DUBLIN-The US stock markets dropped, as did the Euro against the US dollar, as Ireland made its bailout appeal to borrow up more than $70 billion from the European Union and the International Monetary Fund. In afternoon trading in the United States, the Dow Jones was down by more than 100 points, and the dollar was up to $1.36 per Euro.
On Nov. 21, Ireland’s government agreed to apply for help. The financial assistance package to the Irish state will likely be financed from the European financial stabilization mechanism and the European financial stability facility, possibly supplemented by bilateral loans to be negotiated by EU Member States.
Brian Lenihan, Ireland’s finance minister, said during a press conference Sunday that the country has sound economic fundamentals. The country will reduce its deficit to 3% of GDP by 2014, and will publish a four-year budget plan sometime next week. “We have seen a 6% increase in exports year on year this year,” Lenihan said during the press conference. “It is estimated that our balance of payments will move into surplus next year, and when you aggregate our public and private sectors, we will be paying our own way in the wider world.”
International real estate experts have tempered worries about Ireland’s collapse impacting world investing, saying that the country has a stronger government in place than happened during the Greek crisis earlier this year.

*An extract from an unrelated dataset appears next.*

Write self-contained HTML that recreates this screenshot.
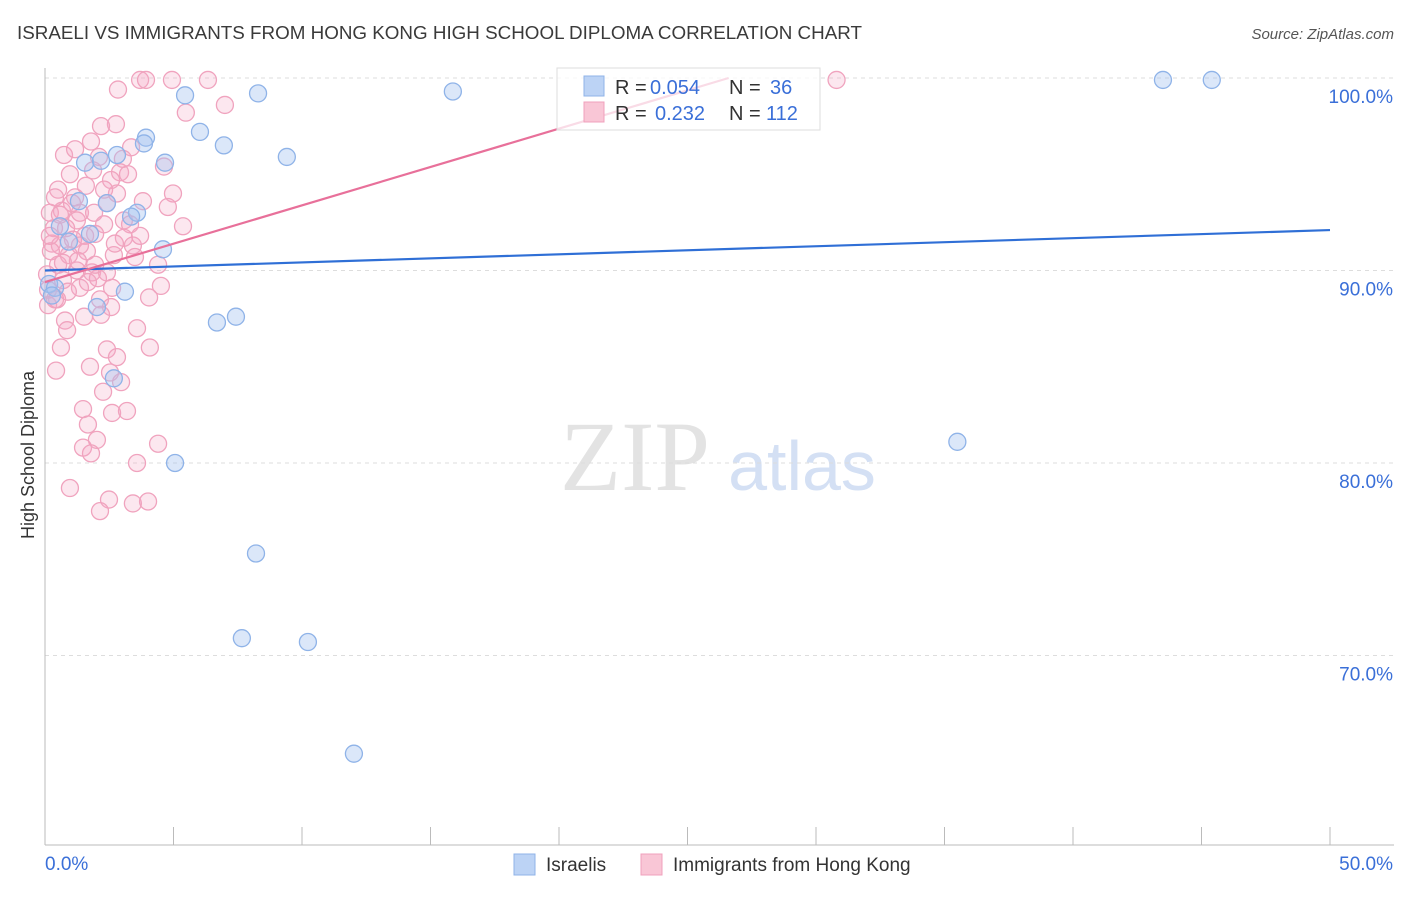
<!DOCTYPE html>
<html><head><meta charset="utf-8">
<style>
body{margin:0;background:#fff;font-family:"Liberation Sans",sans-serif;}
</style></head>
<body>
<svg id="chart" width="1406" height="892" xmlns="http://www.w3.org/2000/svg" font-family="Liberation Sans, sans-serif">
<text x="17" y="39" font-size="18" fill="#3a3a3a" textLength="845" lengthAdjust="spacingAndGlyphs">ISRAELI VS IMMIGRANTS FROM HONG KONG HIGH SCHOOL DIPLOMA CORRELATION CHART</text>
<text x="1394" y="39" font-size="15" fill="#555" text-anchor="end" font-style="italic">Source: ZipAtlas.com</text>
<text transform="translate(34,455) rotate(-90)" font-size="18" fill="#333" text-anchor="middle">High School Diploma</text>
<g>
<text x="635" y="490" font-size="100" fill="#e3e3e3" font-family="Liberation Serif, serif" text-anchor="middle">ZIP</text>
<text x="802" y="490" font-size="70" fill="#d4e0f4" text-anchor="middle">atlas</text>
</g>
<g id="grid"></g>
<g id="axes"></g>
<g id="pts"></g>
<g id="lines"></g>
<g>
<rect x="557" y="68" width="263" height="62" fill="rgba(255,255,255,0.75)" stroke="#ddd"/>
<rect x="584" y="76" width="20" height="20" fill="#bcd3f5" stroke="#8fb3e8"/>
<rect x="584" y="102" width="20" height="20" fill="#f9c6d6" stroke="#f0a0bc"/>
<text x="615" y="94" font-size="20" fill="#333">R =</text>
<text x="650" y="94" font-size="20" fill="#3a6fd8">0.054</text>
<text x="729" y="94" font-size="20" fill="#333">N =</text>
<text x="770" y="94" font-size="20" fill="#3a6fd8">36</text>
<text x="615" y="120" font-size="20" fill="#333">R =</text>
<text x="655" y="120" font-size="20" fill="#3a6fd8">0.232</text>
<text x="729" y="120" font-size="20" fill="#333">N =</text>
<text x="766" y="120" font-size="20" fill="#3a6fd8">112</text>
</g>
<g>
<rect x="514" y="854" width="21" height="21" fill="#bcd3f5" stroke="#8fb3e8"/>
<text x="546" y="871" font-size="19" fill="#333">Israelis</text>
<rect x="641" y="854" width="21" height="21" fill="#f9c6d6" stroke="#f0a0bc"/>
<text x="673" y="871" font-size="19" fill="#333">Immigrants from Hong Kong</text>
</g>
</svg>
<script>
const yTicks=[70,80,90,100];
const yTickLabels=["70.0%","80.0%","90.0%","100.0%"];
const xTickLabels=["0.0%","50.0%"];
const blueX=[5.45,8.29,15.87,43.5,45.4,6.03,3.93,6.96,3.85,2.8,9.41,1.56,2.18,4.67,2.41,1.32,3.58,3.35,0.58,1.75,0.93,4.59,0.16,0.39,0.27,3.11,2.02,7.43,6.69,2.68,35.5,5.06,8.21,7.66,10.23,12.02];
const blueY=[99.1,99.2,99.3,99.9,99.9,97.2,96.9,96.5,96.6,96.0,95.9,95.6,95.7,95.6,93.5,93.6,93.0,92.8,92.3,91.9,91.5,91.1,89.3,89.1,88.7,88.9,88.1,87.6,87.3,84.4,81.1,80.0,75.3,70.9,70.7,64.9];
const pinkX=[3.7,3.93,4.94,6.34,30.8,2.84,7.0,5.48,2.76,2.18,1.79,0.74,2.1,3.35,3.03,1.87,0.97,2.92,2.57,4.63,0.51,1.17,2.8,3.81,4.98,0.19,0.66,1.36,1.91,2.41,4.78,1.24,2.3,3.07,3.31,5.37,0.35,0.82,1.56,1.95,0.27,0.58,1.09,1.36,3.07,3.42,0.23,0.93,1.63,2.68,3.5,4.4,0.51,1.24,1.83,2.41,0.7,1.36,1.67,2.06,0.12,0.89,2.61,4.05,4.51,0.12,0.47,2.14,2.57,0.78,1.52,2.18,3.58,0.86,0.62,2.41,4.08,2.8,0.43,1.75,2.53,2.96,2.26,1.48,2.61,3.19,1.67,2.02,1.48,1.79,4.4,3.58,0.97,2.49,2.14,3.42,4.01,0.39,0.08,0.19,0.7,1.05,1.59,2.3,3.23,1.17,1.95,2.72,3.7,0.39,1.28,0.58];
const pinkY=[99.9,99.9,99.9,99.9,99.9,99.4,98.6,98.2,97.6,97.5,96.7,96.0,95.9,96.4,95.8,95.2,95.0,95.1,94.7,95.4,94.2,93.8,94.0,93.6,94.0,93.0,93.1,93.0,93.0,93.5,93.3,92.6,92.4,92.6,92.4,92.3,92.2,92.2,91.8,91.9,91.4,91.3,91.6,91.3,91.7,91.3,91.0,90.8,91.0,90.8,90.7,90.3,90.3,90.0,89.9,89.9,89.5,89.1,89.4,89.6,89.0,88.9,89.1,88.6,89.2,88.2,88.5,88.5,88.1,87.4,87.6,87.7,87.0,86.9,86.0,85.9,86.0,85.5,84.8,85.0,84.7,84.2,83.7,82.8,82.6,82.7,82.0,81.2,80.8,80.5,81.0,80.0,78.7,78.1,77.5,77.9,78.0,88.5,89.8,91.8,90.4,93.5,94.4,94.2,95.0,96.3,90.3,91.4,91.8,93.8,90.5,92.9];
const blueTrend=[[0,90.0],[50,92.1]];
const pinkTrend=[[0,89.4],[26.6,100]];

const X0=45,X1=1330,YB=845;
const sx=v=>X0+(v/50)*(X1-X0);
const sy=v=>78+(100-v)*19.25;
const NS="http://www.w3.org/2000/svg";
function mk(tag,parent,attrs){const e=document.createElementNS(NS,tag);for(const k in attrs)e.setAttribute(k,attrs[k]);parent.appendChild(e);return e;}
const grid=document.getElementById('grid'),axes=document.getElementById('axes'),pts=document.getElementById('pts'),lines=document.getElementById('lines');
yTicks.forEach((t,i)=>{
  const l=mk('line',grid,{x1:X0,x2:1394,y1:sy(t),y2:sy(t),stroke:'#ddd','stroke-dasharray':'4,4'});
  
  
  const tx=mk('text',axes,{x:1393,y:sy(t)+25,'font-size':19,fill:'#3a6fd8','text-anchor':'end'});
  tx.textContent=yTickLabels[i];
  
  
});
const yl=mk('line',axes,{x1:X0,x2:X0,y1:68,y2:YB,stroke:'#bbb'});


const xl=mk('line',axes,{x1:X0,x2:1394,y1:YB,y2:YB,stroke:'#bbb'});


for(let i=0;i<=10;i++){
  const tk=mk('line',axes,{x1:sx(i*5),x2:sx(i*5),y1:YB-18,y2:YB,stroke:'#bbb'});
  
  
}
const xa=mk('text',axes,{x:45,y:870,'font-size':19,fill:'#3a6fd8'});xa.textContent=xTickLabels[0];


const xb=mk('text',axes,{x:1393,y:870,'font-size':19,fill:'#3a6fd8','text-anchor':'end'});xb.textContent=xTickLabels[1];


pinkX.forEach((v,i)=>{
  const c=mk('circle',pts,{cx:sx(v),cy:sy(pinkY[i]),r:8.5,fill:'rgba(246,170,196,0.28)',stroke:'#f0a3be','stroke-width':1.3});
  
  
});
blueX.forEach((v,i)=>{
  const c=mk('circle',pts,{cx:sx(v),cy:sy(blueY[i]),r:8.5,fill:'rgba(165,195,240,0.4)',stroke:'#8fb3e8','stroke-width':1.3});
  
  
});
const bl=mk('line',lines,{x1:sx(blueTrend[0][0]),y1:sy(blueTrend[0][1]),x2:sx(blueTrend[1][0]),y2:sy(blueTrend[1][1]),stroke:'#2f6fd6','stroke-width':2.2});


const pl=mk('line',lines,{x1:sx(pinkTrend[0][0]),y1:sy(pinkTrend[0][1]),x2:sx(pinkTrend[1][0]),y2:sy(pinkTrend[1][1]),stroke:'#e8709a','stroke-width':2.2});


</script>
</body></html>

A few US-based investment firms have sent emissaries to Ireland to buy out banks and development groups who over-levered in local and international CRE projects.
As part of the loan request, the country has promised a deep restructure to the health of its banking system. “(The loan) will build on extensive measures taken by Ireland to strengthen its banking sector, via guarantees, recapitalization and asset segregation,” according to a government statement. “By building on the measures already taken by Ireland to address stress in its banking sector, a comprehensive range of measures – including deleveraging and restructuring of the banking sector – will contribute to ensuring that the banking system performs its role in the functioning of the economy.”
The Eurogroup (countries which are in the Eurozone) and the IMF both issued statements of support for the bailout request. “We welcome the measures taken to date by Ireland to deal with issues in its banking sector,” said the finance ministers in the Eurogroup statement. “However, market conditions have not normalized and pressures remain, giving rise to concerns that further reforms and stabilization measures may be appropriate.” The agencies, along with the Irish government, have reportedly established that it will take at least $70 billion for the bailout, and possibly more, depending on an examination of the country’s debt.